When a plain, ordinary, flawed man whom you don’t always like, nevertheless with the authority given to him by Christ Himself announces to you the forgiveness of your sin in the absolution, then believe the Word. The man is secondary, actually in comparison to the Word, he is nothing. Whether it was Stirdivant, Nava, Wolter or Pledger, it was still the same Word they preached, and God gave the growth, as the Apostle Paul declares. If it pleases Him, and we certainly pray that it does, God will give the growth again. Not because we pray hard enough, not because we deserve it, not because we have finally put all our childish ways behind us for good, but because our Lord promised: My Word that goes out from my mouth… will not return to me void. It will accomplish My purpose for which I sent (the Word out). (Isaiah 55:11)

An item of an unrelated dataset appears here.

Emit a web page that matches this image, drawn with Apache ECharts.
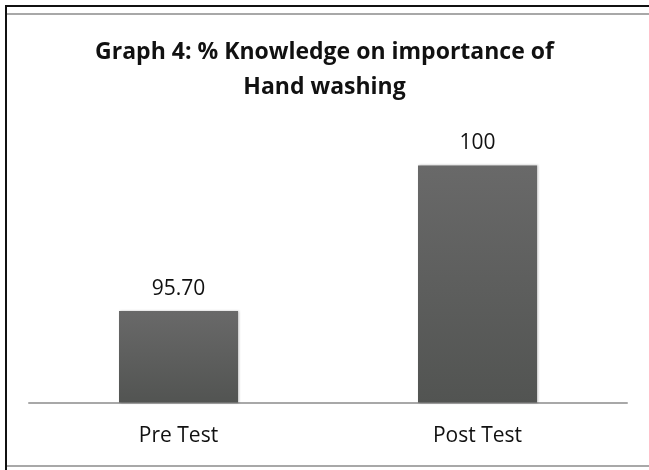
<!DOCTYPE html>
<html>
<head>
<meta charset="utf-8">
<script src="https://cdn.jsdelivr.net/npm/echarts@6/dist/echarts.min.js"></script>
<style>
html, body { margin: 0; padding: 0; background: #fff; }
#chart { width: 649px; height: 470px; }
</style>
</head>
<body>
<div id="chart"></div>
<script>
const categories = ['Pre Test', 'Post Test']
const values = [95.70, 100]
const valueLabels = ['95.70', '100']

const chart = echarts.init(document.getElementById('chart'))
chart.setOption({
	animation: false,
	title: {
		text: 'Graph 4: % Knowledge on importance of\nHand washing',
		left: 'center',
		top: 30,
		textStyle: {
			fontFamily: 'Open Sans',
			fontWeight: 'bold',
			fontSize: 23,
			lineHeight: 35,
			color: '#111'
		}
	},
	graphic: [
		// frame lines around the picture
		{ type: 'rect', shape: { x: 5, y: 5, width: 644, height: 2 }, style: { fill: '#111' } },
		{ type: 'rect', shape: { x: 7, y: 13, width: 642, height: 2 }, style: { fill: '#a8a8a8' } },
		{ type: 'rect', shape: { x: 5, y: 5, width: 2, height: 465 }, style: { fill: '#111' } },
		{ type: 'rect', shape: { x: 7, y: 465, width: 642, height: 2 }, style: { fill: '#a8a8a8' } }
	],
	grid: {
		left: 29,
		right: 22,
		top: 131.5,
		bottom: 67.5
	},
	xAxis: {
		type: 'category',
		data: categories,
		axisLine: {
			lineStyle: { color: '#a8a8a8', width: 2 }
		},
		axisTick: { show: false },
		axisLabel: {
			margin: 23,
			fontFamily: 'Open Sans',
			fontSize: 21,
			color: '#111'
		}
	},
	yAxis: {
		type: 'value',
		min: 93,
		max: 101,
		show: false,
		splitLine: { show: false }
	},
	series: [
		{
			type: 'bar',
			data: values,
			barWidth: 119,
			itemStyle: {
				color: new echarts.graphic.LinearGradient(0, 0, 0, 1, [
					{ offset: 0, color: '#696969' },
					{ offset: 1, color: '#525452' }
				]),
				shadowColor: 'rgba(0,0,0,0.25)',
				shadowBlur: 2,
				shadowOffsetX: 1
			},
			label: {
				show: true,
				position: 'top',
				distance: 12,
				fontFamily: 'Open Sans',
				fontSize: 21,
				color: '#111',
				formatter: p => valueLabels[p.dataIndex]
			}
		}
	]
})
</script>
</body>
</html>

Let not the slavish, childish ways of being merely human weigh you down. In repentance, give them up and rely completely on your Savior. Embrace the freedom that His Word of forgiveness gives you! As Lent approaches in ten days, witness once again the suffering Lamb of God, Jesus Christ, who went to the cross for you, so that in His forgiveness you would be reunited with your heavenly Father, and in Christ, united also with your fellow forgiven brothers and sisters. Only when sin, anger and resentment are drowned in the Baptismal Water, covered by the Blood of Jesus, can we then work together with God in His mission. We proclaim His truth and share His mercy. We grow in our Christian maturity whenever we face a time of testing and trust in the holy cross of Christ. Without Him, we could never do it, but now that you have heard the peace of the Lord from God’s own chosen mouthpiece, nothing in this world or in Satan’s kingdom will ever be able to stop you!
In the Name of the Father and of the ✝ Son and of the Holy Spirit.
Readings:
Deut. 30:15–20 I have set before you today life and good, death and evil…choose life
Psalm 119:1–8 Blessed are those who keep His testimonies
1 Cor. 3:1–9 I planted, Apollos watered, but God gave the increase.
Matt. 5:21–37 First, be reconciled to your brother, and then come and offer your gift.